3. Significance to the story
How long will they be in the story? How much page space you devote to describing them will determine how significant the reader thinks they will be. Readers focus on what you guide them to focus on--the more space you devote to a character description, the more important the character should be. On the other hand, for tertiary characters, this means putting more focus on the setting and people around them.
Consider: Margot's dark eyes shone from the tears rolling down her fair cheeks, her rosy lips trembling. Even mussed and dull from two days of neglect, her hair was a glorious mass that brushed the small of her back; her long fingers trembled around the rose's stem with gentle reverence as she laid it on casket.
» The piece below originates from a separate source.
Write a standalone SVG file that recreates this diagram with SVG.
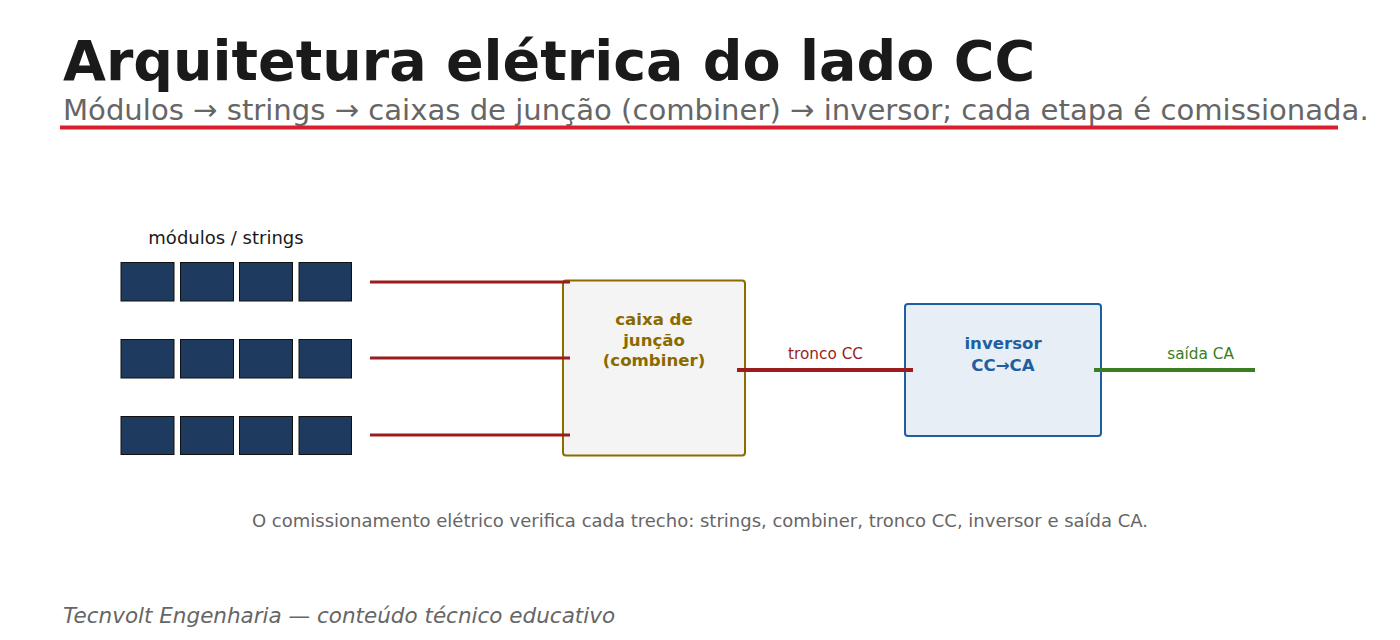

He noticed smudges of an elegant red lacquer still trimmed the edges of her long nails.

Compare: Margot's inky-dark eyes gleamed from the tears rolling down her pale cheeks, lips trembling and raw from two days of grief's ravages. Thick and wild, the net of waist-length hair around her shoulders snaked out strands to tangle on a thorn of the rose clutched in a blue-veined hand, smears of blood-red nail polish still messily edging the long nails that clicked against the casket as she set down the rose.

Compare: The widow's tears poured down her pale cheeks, her unkempt hair as black as her dress. The priest and the other mourners spoke in hushed tones in the narthex, giving her a moment to say her final farewell in peace. She didn't notice me, in my shadow under the pews; I took care to keep it that way, since I had no desire to kill her. The man hiding in the cask should be my only victim this night.

Compare: My hand trembled on the rose I held, its sweet scent overpowered by the cloying incense. A strand of my waist-length hair had snagged on one of its thorns, and I thought about ripping the damned black hank out of my skull and just burying it with him, with my heart. But no, that would probably break the rose. He deserved better than a broken rose. Maybe I should have worn makeup after all, so he wouldn't be haunted by a baggy-eyed, pale-faced ghost of a wife. Then again, he'd always thought me beautiful even hungover and hugging the porcelain king; and funny how that memory should bring the taste of salt into my mouth, stronger than ever. My long nails clicked on the cherry of his casket, the remains of Radical Ruby still smeared in my cuticles. The color usually made me happy. This was not a day for happy things.
Same character, same scene, but four very different stories.